Model

system

The design is based on MuseGAN [1] as differences summarized below:

Instead of using multiple generators and shared/private input vectors to handle the multi-track interdependency, we use shared/private generators with one single input vector.
Instead of using one single discriminator, we introduce shared/private design to the discriminator.
To help the discriminator extract musically-relevant features, we add to the discriminator an onset/offset stream and a chroma stream.

Generator

The generator G consists of a shared network G_s followed by M private network G_pⁱ (i = 1 … M), one for each track. The shared network is responsible for producing a high-level representation of the output musical segments that is shared by all the tracks. Each private network then turns such abstraction into the final piano-roll output for the corresponding track.

This design reflects the intuition that different tracks have their own musical properties (e.g., textures, common-used patterns, playing techniques), while jointly they follow a common, high-level musical idea.

generator

Refiner

The refiner R is composed of M private networks R_i, (i = 1 … M), one for each track. The refiner aims to refine the real-valued outputs of the generator into binary ones rather than learning a new mapping from G(z) to the data space. Hence, we draw inspiration from residual learning and propose to construct the refiner with a number of residual units. The output layer of the refiner is made up of either DBNs or SBNs.

refiner

The refiner network.
(The tensor size remains the same throughout the network.)

residual_block

Residual unit used in the refiner network.
(The values denote the kernel size and the number of the output channels.)

Discriminator

Similar to the generator, the discriminator D consists of M private network D_pⁱ (i = 1 … M), one for each track, followed by a shared network D_s. Each private network first extracts low-level features from the corresponding track of the input piano-roll. Their outputs are then concatenated and sent to the shared network to extract higher-level abstraction shared by all the tracks.

In the onset/offset stream, the differences between adjacent elements in the piano-roll along the time axis are first computed, and then the resulting matrix is summed along the pitch axis, which is finally fed to D_o.

In the chroma stream, the piano-roll is viewed as a sequence of one-beat-long frames.

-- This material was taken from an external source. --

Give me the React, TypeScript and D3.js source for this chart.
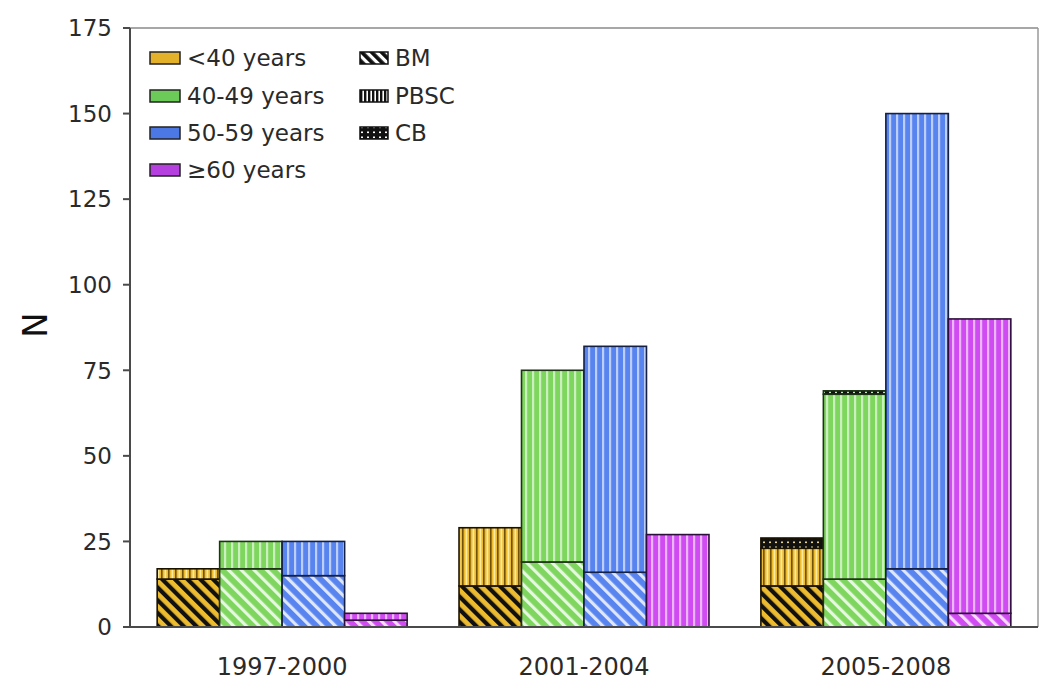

A chroma vector is then computed for each frame and jointly form a matrix, which is then be fed to D_c.

Note that all the operations involved in computing the chroma and onset/offset features are differentiable, and thereby we can still train the whole network by back propagation.

Finally, the intra-bar features extracted from the three streams are fed to D_m to extract inter-bar features and to make the final prediction.

discriminator

Reference

Hao-Wen Dong, Wen-Yi Hsiao, Li-Chia Yang, and Yi-Hsuan Yang, “MuseGAN: Multi-track Sequential Generative Adversarial Networks for Symbolic Music Generation and Accompaniment,” in AAAI Conference on Artificial Intelligence (AAAI), 2018.